Esta dinámica nos ubica en una encrucijada potencial e invita a compararse con quienes parecen tenerlo todo, pero sin saber qué hay detrás. Muchos podrían sentirse menos capaces, menos exitosos, menos felices, frente a gente que quizá tampoco lo es, pero que aprendió a construir una narrativa visual convincente. No estamos compitiendo en carreras justas, sino midiendo nuestra valía con reglas ajenas y escenarios manipulados. Y ese juego constante de comparación, de posible insuficiencia frente a la vitrina de los demás, puede erosionar silenciosamente la autoestima y abrir la puerta a cuadros de ansiedad, frustración y desánimo. Lo que parece simple entretenimiento digital podría convertirse, para muchos, en una fuente de malestar emocional.
Nos están vendiendo la idea de que se puede llegar lejos sin recorrer por el camino, que el éxito se encuentra, no se construye. Que basta con tener un buen ángulo de cámara y una historia pegajosa. Y así, poco a poco, el mérito se vuelve invisible, y con él se va perdiendo algo mucho más significativo: la dignidad del proceso.

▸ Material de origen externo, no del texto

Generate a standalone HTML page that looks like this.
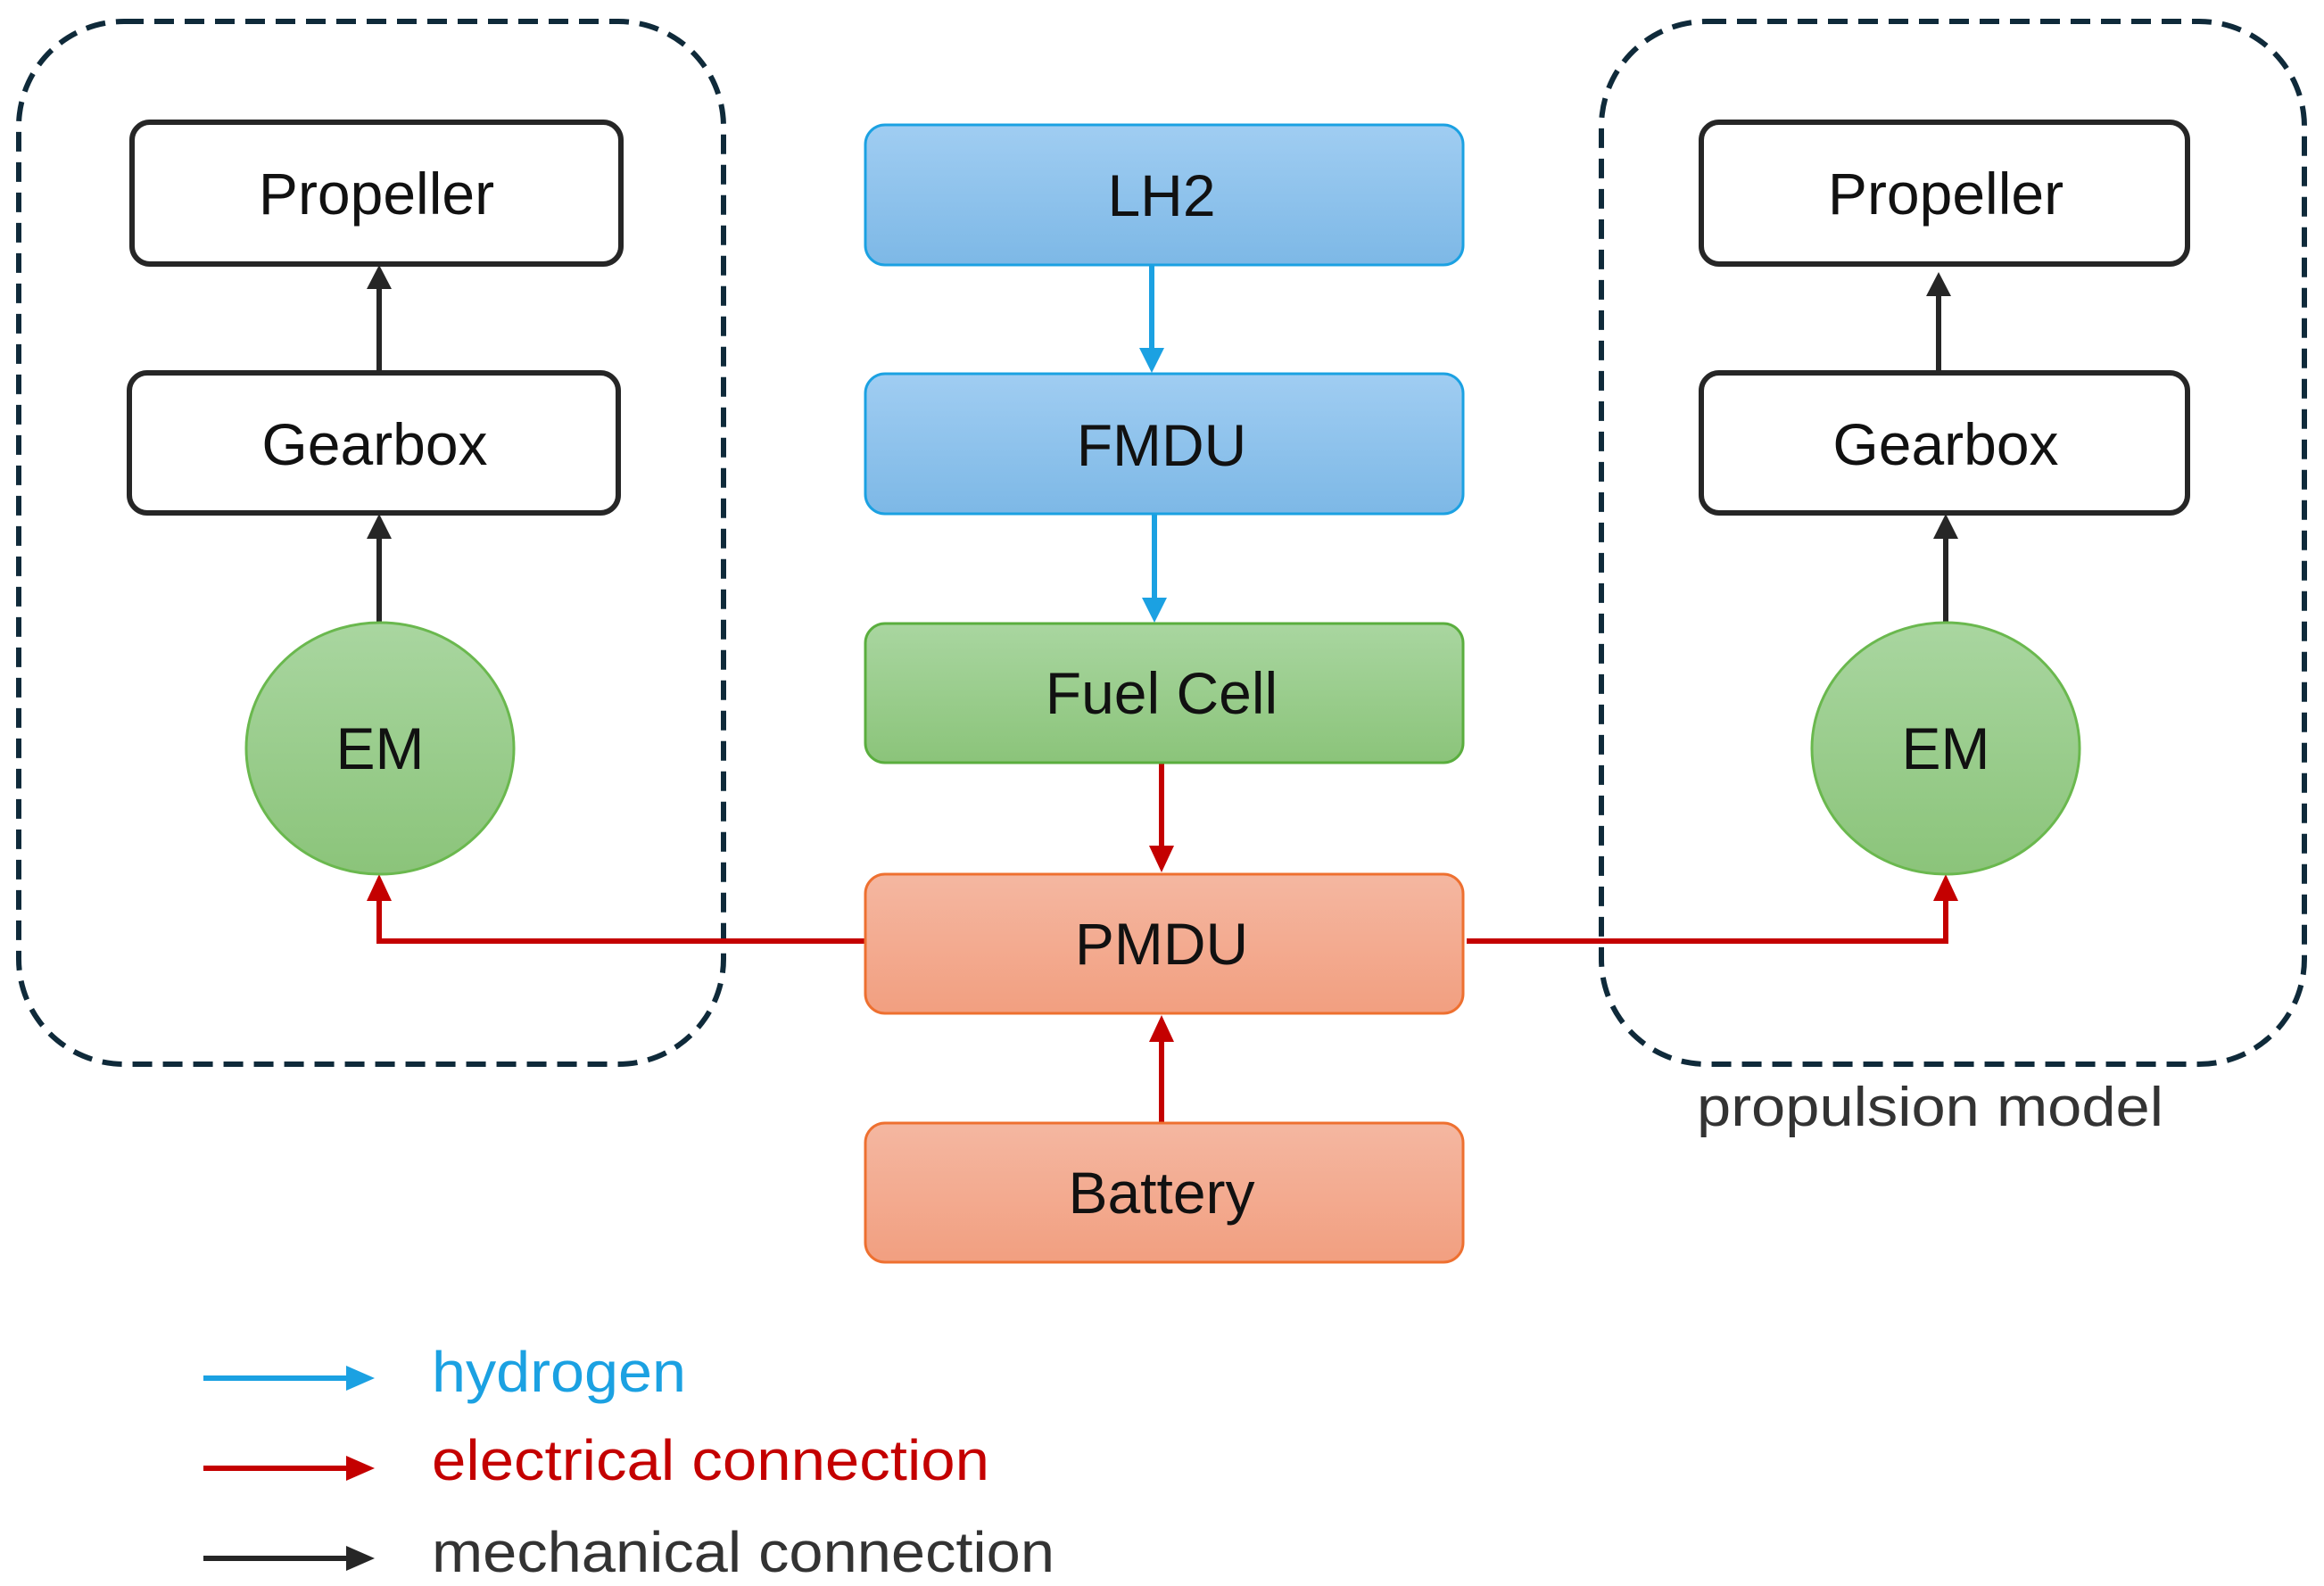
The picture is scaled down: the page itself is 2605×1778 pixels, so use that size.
<!DOCTYPE html>
<html><head><meta charset="utf-8"><style>html,body{margin:0;padding:0;background:#fff}svg{display:block}</style></head>
<body>
<svg width="2605" height="1778" viewBox="0 0 2605 1778" xmlns="http://www.w3.org/2000/svg" font-family="Liberation Sans, sans-serif">
<defs>
<linearGradient id="gb" x1="0" y1="0" x2="0" y2="1"><stop offset="0" stop-color="#a0cdf2"/><stop offset="1" stop-color="#7db8e6"/></linearGradient>
<linearGradient id="gg" x1="0" y1="0" x2="0" y2="1"><stop offset="0" stop-color="#a9d6a0"/><stop offset="1" stop-color="#8bc47a"/></linearGradient>
<linearGradient id="go" x1="0" y1="0" x2="0" y2="1"><stop offset="0" stop-color="#f4b7a1"/><stop offset="1" stop-color="#f29f80"/></linearGradient>
</defs>
<rect x="21" y="24" width="790" height="1169" rx="118" fill="none" stroke="#0f2a3a" stroke-width="6" stroke-dasharray="22 12"/>
<rect x="1795" y="24" width="788" height="1169" rx="118" fill="none" stroke="#0f2a3a" stroke-width="6" stroke-dasharray="22 12"/>
<text x="1902" y="1262" font-size="62" fill="#333" textLength="523" lengthAdjust="spacingAndGlyphs">propulsion model</text>

<g stroke="#c40000" stroke-width="6" fill="none">
<polyline points="970,1055 425,1055 425,1008"/>
<polyline points="1644,1055 2181,1055 2181,1008"/>
<line x1="1302" y1="855" x2="1302" y2="950"/>
<line x1="1302" y1="1259" x2="1302" y2="1166"/>
</g>
<g fill="#c40000">
<polygon points="411,1010 439,1010 425,980"/>
<polygon points="2167,1010 2195,1010 2181,980"/>
<polygon points="1288,948 1316,948 1302,978"/>
<polygon points="1288,1168 1316,1168 1302,1138"/>
</g>
<g stroke="#1ba1e2" stroke-width="6"><line x1="1291" y1="297" x2="1291" y2="392"/><line x1="1294" y1="576" x2="1294" y2="672"/></g>
<g fill="#1ba1e2"><polygon points="1277,390 1305,390 1291,418"/><polygon points="1280,670 1308,670 1294,698"/></g>
<g stroke="#262626" stroke-width="6"><line x1="425" y1="417" x2="425" y2="322"/><line x1="425" y1="698" x2="425" y2="602"/><line x1="2173" y1="417" x2="2173" y2="330"/><line x1="2181" y1="698" x2="2181" y2="602"/></g>
<g fill="#262626"><polygon points="411,324 439,324 425,297"/><polygon points="411,604 439,604 425,576"/><polygon points="2159,332 2187,332 2173,305"/><polygon points="2167,604 2195,604 2181,576"/></g>

<rect x="148" y="137" width="548" height="159" rx="20" fill="#fff" stroke="#262626" stroke-width="6"/>
<rect x="145" y="418" width="548" height="157" rx="20" fill="#fff" stroke="#262626" stroke-width="6"/>
<ellipse cx="426" cy="839" rx="150" ry="141" fill="url(#gg)" stroke="#6ab84e" stroke-width="3"/>
<rect x="1907" y="137" width="545" height="159" rx="20" fill="#fff" stroke="#262626" stroke-width="6"/>
<rect x="1907" y="418" width="545" height="157" rx="20" fill="#fff" stroke="#262626" stroke-width="6"/>
<ellipse cx="2181" cy="839" rx="150" ry="141" fill="url(#gg)" stroke="#6ab84e" stroke-width="3"/>
<rect x="970" y="140" width="670" height="157" rx="22" fill="url(#gb)" stroke="#1ba1e2" stroke-width="3"/>
<rect x="970" y="419" width="670" height="157" rx="22" fill="url(#gb)" stroke="#1ba1e2" stroke-width="3"/>
<rect x="970" y="699" width="670" height="156" rx="22" fill="url(#gg)" stroke="#5aae3e" stroke-width="3"/>
<rect x="970" y="980" width="670" height="156" rx="22" fill="url(#go)" stroke="#ee7030" stroke-width="3"/>
<rect x="970" y="1259" width="670" height="156" rx="22" fill="url(#go)" stroke="#ee7030" stroke-width="3"/>

<g font-size="66" fill="#111" text-anchor="middle">
<text x="422" y="240">Propeller</text>
<text x="420" y="521">Gearbox</text>
<text x="426" y="862">EM</text>
<text x="2181" y="240">Propeller</text>
<text x="2181" y="521">Gearbox</text>
<text x="2181" y="862">EM</text>
<text x="1302" y="242">LH2</text>
<text x="1302" y="522">FMDU</text>
<text x="1302" y="800">Fuel Cell</text>
<text x="1302" y="1081">PMDU</text>
<text x="1302" y="1360">Battery</text>
</g>

<line x1="228" y1="1545" x2="392" y2="1545" stroke="#1ba1e2" stroke-width="6"/>
<polygon points="388,1531 420,1545 388,1559" fill="#1ba1e2"/>
<line x1="228" y1="1646" x2="392" y2="1646" stroke="#c40000" stroke-width="6"/>
<polygon points="388,1632 420,1646 388,1660" fill="#c40000"/>
<line x1="228" y1="1747" x2="392" y2="1747" stroke="#262626" stroke-width="6"/>
<polygon points="388,1733 420,1747 388,1761" fill="#262626"/>
<text x="484" y="1560" font-size="64" fill="#1ba1e2" textLength="285" lengthAdjust="spacingAndGlyphs">hydrogen</text>
<text x="484" y="1659" font-size="64" fill="#c40000" textLength="625" lengthAdjust="spacingAndGlyphs">electrical connection</text>
<text x="484" y="1762" font-size="64" fill="#333" textLength="698" lengthAdjust="spacingAndGlyphs">mechanical connection</text>
</svg>
</body></html>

Lo más peligroso de todo esto es que estamos normalizando una admiración vacía. Seguimos a quienes nos entretienen, incluso si no nos aportan nada. Y mientras tanto, quienes de verdad tienen algo que decir, deben gritar para hacerse oír, o adaptarse al espectáculo para no desaparecer, como si la calidad ya no fuese suficiente.
No se trata de demonizar las redes sociales. Son una herramienta poderosa, incluso necesaria. Pero sí es urgente recuperar el sentido. Distinguir entre mostrarse y vivirse. Recordar que hay vidas que no hacen ruido, pero están llenas de valor. Que el verdadero éxito a menudo llega lentamente, de manera imperfecta y a veces es invisible.
Tal vez nos haga falta volver a mirar con admiración a quienes caminan sin atajos, a quienes trabajan sin necesidad de mostrarlo todo, a quienes no miden su valor por el número de seguidores. Porque en un mundo tan obsesionado con aparentar; tener raíces, compararse menos y crear más, se vuelve un acto profundamente revolucionario.